For a computer programmer working in English, building a program that sorts email spam — using the power of artificial intelligence, you see — is straightforward enough. But doing it in Wolof — a language spoken in Senegal — is like re-inventing the wheel, because the program’s not available in the language (which is spoken by some 4.2 million people). And the scenario’s the same for programming in nearly all of the 300 most common languages on Earth, spoken by a population of almost 1.9 billion people.
But on Tuesday, Facebook just released its open-source machine learning program called fastText that has the potential to solve this problem. The part language library, part machine learning algorithm was made open source with 90 languages at the end of August last year. The updated version released brings the number of supported languages to 294. Along with the expansion, the team of researchers at Facebook’s Artificial Intelligence Research team in New York have optimized the method to run on extremely small operating systems, like a smartphone. This increases the reach of the program to the nearly 1.9 billion people whose native languages aren’t supported well.
“We hope that this will help people to easily be able to learn and play with machine learning,” Armand Joulin, a research scientist at Facebook Artificial Intelligence Research who developed the product, tells Inverse. “This release contributes to our on-going effort at FAIR to democratize machine learning.”
Typically, if you’re writing in a language that isn’t used all over the world, like English or Mandarin, building a machine learning algorithm to predict what hashtags you want to use, or automatically sort spam out of your email takes a lot of work. You have to build a library of words to train on and create a method to identify some of the meaning of words to determine the important elements in sorting the message as a whole. So programs that run in major languages are typically pretty well set, but languages like Wolof are left behind.
Something like fastText makes the initial steps a lot easier by providing a library of words to use to train your algorithm to work in a specific language. On top of that, it uses a method of classifying words that can sort through half a million sentences in under a minute, according to the research blog post.

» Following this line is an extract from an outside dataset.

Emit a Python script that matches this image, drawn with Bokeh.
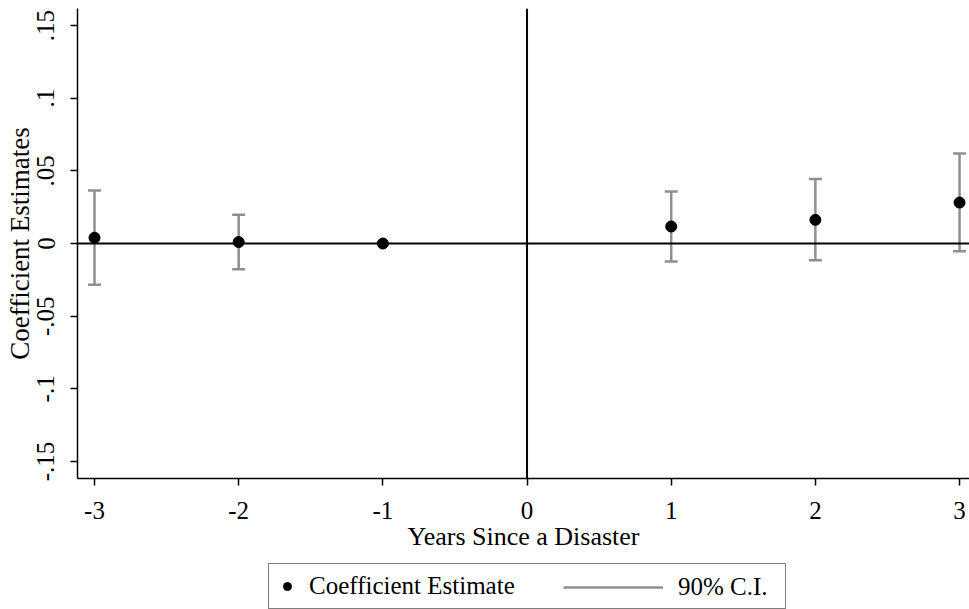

To do this, the method uses a technique called “bag-of words,” where it just counts how many times a work appears in a document. It also then counts how many times simple phrases appear in a document, both of which can happen very quickly. The program then learns to use certain words or phrases to sort or predict what you want to do, like counting “Viagra” in an email means it’s spam.
The key is that the program works so quickly, it can learn a lot about a large number of languages to be useful on a very short time scale. “More complex models, like neural networks, are often too slow to be trained at such a scale,” Joulin says.
Both the speed and the number of languages that can be used makes fastText accessible to researchers who don’t have the language resources available to programs that run in English. And decreasing the memory the method needs to run so researchers don’t need a supercomputer also helps equalize the playing field. Joulin says, “we release word representations for 294 different languages allowing people around the world to power their applications regardless of the language.”